Pull out every line of the listing below where "matplotlib" appears.
# # # # #
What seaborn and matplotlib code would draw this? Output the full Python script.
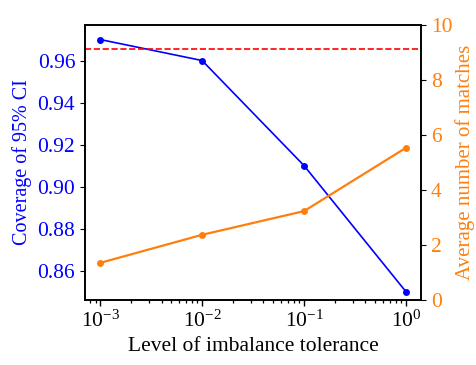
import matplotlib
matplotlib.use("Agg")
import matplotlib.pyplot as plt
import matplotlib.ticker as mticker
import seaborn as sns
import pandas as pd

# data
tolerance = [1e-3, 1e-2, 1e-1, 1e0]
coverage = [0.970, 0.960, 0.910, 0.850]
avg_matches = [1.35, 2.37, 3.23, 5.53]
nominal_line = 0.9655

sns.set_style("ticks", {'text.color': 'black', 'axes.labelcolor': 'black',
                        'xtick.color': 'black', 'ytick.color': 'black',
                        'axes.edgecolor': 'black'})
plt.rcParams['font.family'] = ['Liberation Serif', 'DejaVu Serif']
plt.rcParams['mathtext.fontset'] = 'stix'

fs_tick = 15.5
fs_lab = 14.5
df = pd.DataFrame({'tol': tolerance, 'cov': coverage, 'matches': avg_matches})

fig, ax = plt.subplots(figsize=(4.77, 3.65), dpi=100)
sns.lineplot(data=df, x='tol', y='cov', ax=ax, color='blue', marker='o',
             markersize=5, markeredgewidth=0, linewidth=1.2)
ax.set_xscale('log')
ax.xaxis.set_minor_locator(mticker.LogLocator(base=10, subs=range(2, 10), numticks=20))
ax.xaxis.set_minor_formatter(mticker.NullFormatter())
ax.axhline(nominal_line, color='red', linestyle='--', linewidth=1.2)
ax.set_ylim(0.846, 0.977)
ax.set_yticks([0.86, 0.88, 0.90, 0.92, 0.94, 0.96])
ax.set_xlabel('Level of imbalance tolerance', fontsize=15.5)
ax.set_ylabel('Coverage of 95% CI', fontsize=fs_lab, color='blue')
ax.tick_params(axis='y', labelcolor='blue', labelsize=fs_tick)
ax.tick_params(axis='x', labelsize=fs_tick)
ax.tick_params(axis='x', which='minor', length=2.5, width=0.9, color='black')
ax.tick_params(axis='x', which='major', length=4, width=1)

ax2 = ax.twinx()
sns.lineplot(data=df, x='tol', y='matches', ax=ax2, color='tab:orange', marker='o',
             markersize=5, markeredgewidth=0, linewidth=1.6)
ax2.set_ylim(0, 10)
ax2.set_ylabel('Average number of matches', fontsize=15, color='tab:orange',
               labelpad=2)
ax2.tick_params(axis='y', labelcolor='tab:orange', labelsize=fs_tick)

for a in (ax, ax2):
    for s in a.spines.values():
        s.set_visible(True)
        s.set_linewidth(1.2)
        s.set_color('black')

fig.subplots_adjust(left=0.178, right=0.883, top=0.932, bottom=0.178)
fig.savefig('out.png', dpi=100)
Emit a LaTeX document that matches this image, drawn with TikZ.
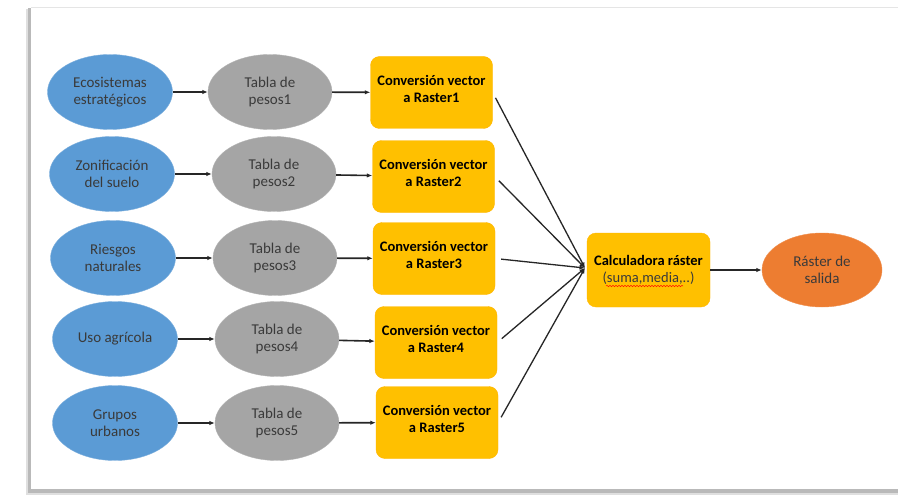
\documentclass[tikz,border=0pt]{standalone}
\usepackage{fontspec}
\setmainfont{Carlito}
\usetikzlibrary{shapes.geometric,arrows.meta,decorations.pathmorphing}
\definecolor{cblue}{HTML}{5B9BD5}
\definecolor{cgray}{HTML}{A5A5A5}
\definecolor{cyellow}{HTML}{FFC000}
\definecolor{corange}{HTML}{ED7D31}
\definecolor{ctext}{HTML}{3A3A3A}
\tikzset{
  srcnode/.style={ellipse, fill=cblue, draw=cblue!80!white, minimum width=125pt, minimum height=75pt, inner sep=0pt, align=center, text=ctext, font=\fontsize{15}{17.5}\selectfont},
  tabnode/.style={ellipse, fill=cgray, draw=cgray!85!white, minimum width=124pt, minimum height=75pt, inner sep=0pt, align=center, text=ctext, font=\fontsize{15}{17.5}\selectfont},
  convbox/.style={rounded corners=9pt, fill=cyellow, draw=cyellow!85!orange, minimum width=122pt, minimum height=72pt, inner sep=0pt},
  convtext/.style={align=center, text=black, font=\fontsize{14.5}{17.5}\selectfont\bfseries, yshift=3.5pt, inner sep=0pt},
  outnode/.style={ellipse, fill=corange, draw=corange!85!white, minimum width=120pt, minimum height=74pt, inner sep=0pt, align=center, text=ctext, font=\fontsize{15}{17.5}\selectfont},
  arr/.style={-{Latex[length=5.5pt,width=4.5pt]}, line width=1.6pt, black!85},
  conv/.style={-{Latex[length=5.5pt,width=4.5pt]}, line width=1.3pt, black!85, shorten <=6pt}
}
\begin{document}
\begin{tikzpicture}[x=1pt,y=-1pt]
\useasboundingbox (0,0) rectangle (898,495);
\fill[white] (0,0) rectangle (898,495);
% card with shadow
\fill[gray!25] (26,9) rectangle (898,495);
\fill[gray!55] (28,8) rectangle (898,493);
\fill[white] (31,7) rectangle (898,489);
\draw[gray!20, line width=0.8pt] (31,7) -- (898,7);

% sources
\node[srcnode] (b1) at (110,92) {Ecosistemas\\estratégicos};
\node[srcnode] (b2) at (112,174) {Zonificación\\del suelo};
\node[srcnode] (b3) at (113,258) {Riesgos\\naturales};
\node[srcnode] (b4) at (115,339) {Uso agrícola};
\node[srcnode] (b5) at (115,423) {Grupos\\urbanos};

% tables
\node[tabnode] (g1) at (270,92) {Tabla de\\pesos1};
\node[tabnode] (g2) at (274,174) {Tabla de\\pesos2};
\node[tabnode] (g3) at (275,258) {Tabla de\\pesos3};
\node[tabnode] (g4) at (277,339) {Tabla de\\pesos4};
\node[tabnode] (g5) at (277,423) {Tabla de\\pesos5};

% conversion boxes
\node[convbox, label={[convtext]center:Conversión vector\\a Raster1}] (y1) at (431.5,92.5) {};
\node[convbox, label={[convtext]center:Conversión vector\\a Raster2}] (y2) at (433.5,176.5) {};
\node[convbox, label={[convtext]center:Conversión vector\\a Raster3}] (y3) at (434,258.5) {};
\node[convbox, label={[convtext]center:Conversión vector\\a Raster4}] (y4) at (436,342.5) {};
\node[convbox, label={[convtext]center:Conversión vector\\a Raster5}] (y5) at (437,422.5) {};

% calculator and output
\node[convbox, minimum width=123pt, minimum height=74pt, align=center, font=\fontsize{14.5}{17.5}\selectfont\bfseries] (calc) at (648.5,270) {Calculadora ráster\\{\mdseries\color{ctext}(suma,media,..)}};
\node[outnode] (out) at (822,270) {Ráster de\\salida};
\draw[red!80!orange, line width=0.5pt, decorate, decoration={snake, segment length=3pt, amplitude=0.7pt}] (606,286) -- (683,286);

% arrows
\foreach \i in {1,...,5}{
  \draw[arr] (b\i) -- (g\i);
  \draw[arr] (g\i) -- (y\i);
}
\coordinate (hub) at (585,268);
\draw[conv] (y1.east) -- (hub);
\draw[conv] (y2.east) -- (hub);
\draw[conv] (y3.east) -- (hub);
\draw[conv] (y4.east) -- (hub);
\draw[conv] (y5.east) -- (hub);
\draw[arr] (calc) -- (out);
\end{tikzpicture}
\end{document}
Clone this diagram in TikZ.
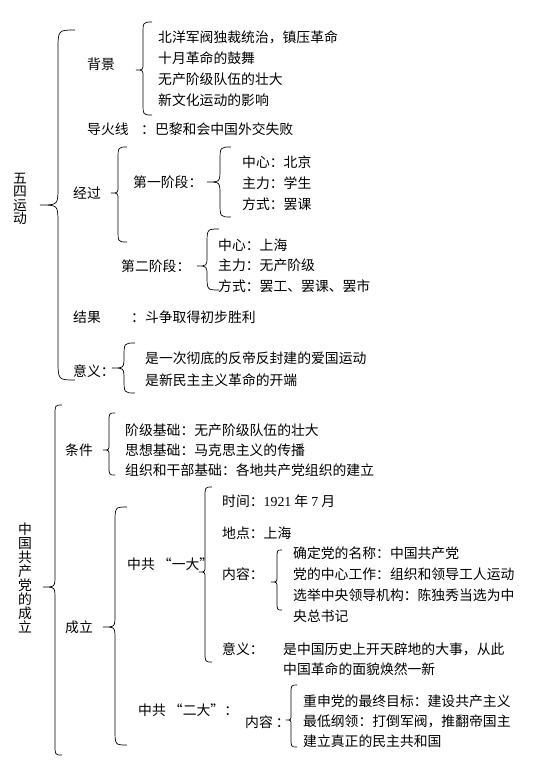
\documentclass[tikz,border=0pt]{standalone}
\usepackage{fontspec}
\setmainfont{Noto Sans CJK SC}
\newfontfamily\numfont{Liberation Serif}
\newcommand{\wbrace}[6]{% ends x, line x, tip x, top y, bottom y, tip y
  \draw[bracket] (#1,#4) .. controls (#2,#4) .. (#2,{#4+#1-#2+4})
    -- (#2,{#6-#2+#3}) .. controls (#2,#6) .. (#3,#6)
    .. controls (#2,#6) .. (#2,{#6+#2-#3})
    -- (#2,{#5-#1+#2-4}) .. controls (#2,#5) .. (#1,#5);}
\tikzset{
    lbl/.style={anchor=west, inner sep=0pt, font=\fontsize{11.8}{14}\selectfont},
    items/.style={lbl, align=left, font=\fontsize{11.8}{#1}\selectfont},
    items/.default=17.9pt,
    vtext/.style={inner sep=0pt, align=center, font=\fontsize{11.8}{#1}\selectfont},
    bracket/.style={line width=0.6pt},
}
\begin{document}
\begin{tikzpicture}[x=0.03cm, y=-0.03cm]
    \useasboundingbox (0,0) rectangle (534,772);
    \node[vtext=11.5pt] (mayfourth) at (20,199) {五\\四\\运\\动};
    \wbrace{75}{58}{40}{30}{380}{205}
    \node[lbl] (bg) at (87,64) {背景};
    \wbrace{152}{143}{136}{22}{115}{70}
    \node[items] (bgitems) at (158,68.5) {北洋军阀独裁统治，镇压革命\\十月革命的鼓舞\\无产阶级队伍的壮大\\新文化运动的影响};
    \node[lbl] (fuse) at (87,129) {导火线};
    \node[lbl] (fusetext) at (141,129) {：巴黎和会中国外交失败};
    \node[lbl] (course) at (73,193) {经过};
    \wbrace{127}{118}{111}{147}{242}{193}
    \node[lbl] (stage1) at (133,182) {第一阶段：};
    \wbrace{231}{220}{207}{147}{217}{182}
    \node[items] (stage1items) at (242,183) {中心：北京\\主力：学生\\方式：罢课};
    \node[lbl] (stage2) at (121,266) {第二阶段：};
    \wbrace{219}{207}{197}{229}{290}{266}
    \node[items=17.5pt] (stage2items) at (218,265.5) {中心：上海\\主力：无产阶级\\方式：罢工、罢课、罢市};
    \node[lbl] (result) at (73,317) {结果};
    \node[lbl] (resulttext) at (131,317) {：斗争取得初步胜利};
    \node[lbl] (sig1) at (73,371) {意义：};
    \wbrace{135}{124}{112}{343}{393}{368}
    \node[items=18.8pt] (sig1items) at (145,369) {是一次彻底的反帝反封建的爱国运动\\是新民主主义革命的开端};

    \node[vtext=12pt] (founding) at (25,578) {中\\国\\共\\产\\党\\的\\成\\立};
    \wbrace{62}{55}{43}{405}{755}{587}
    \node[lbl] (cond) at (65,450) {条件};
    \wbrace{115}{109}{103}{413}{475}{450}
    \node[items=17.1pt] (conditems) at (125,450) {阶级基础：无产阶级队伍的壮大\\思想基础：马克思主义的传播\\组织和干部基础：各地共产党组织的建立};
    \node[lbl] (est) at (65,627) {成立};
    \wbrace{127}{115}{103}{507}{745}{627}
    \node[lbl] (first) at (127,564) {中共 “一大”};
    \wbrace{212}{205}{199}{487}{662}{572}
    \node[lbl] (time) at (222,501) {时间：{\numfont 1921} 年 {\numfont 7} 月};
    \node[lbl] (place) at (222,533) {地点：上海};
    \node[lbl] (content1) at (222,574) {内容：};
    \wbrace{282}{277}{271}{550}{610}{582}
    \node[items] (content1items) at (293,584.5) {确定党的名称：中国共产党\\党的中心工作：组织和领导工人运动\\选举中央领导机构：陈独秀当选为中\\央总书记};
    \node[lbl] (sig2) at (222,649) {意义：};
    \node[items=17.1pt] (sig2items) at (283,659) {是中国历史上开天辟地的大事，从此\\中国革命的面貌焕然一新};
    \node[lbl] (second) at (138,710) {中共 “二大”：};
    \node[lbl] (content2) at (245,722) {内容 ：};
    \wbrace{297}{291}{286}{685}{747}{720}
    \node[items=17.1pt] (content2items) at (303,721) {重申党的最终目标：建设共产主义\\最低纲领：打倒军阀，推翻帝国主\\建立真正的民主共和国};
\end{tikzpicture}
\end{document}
# # # # #
Solved exercise>
What seaborn and matplotlib code would draw this? Output the full Python script.
import matplotlib
matplotlib.use("Agg")
import matplotlib.pyplot as plt
import matplotlib.ticker as mticker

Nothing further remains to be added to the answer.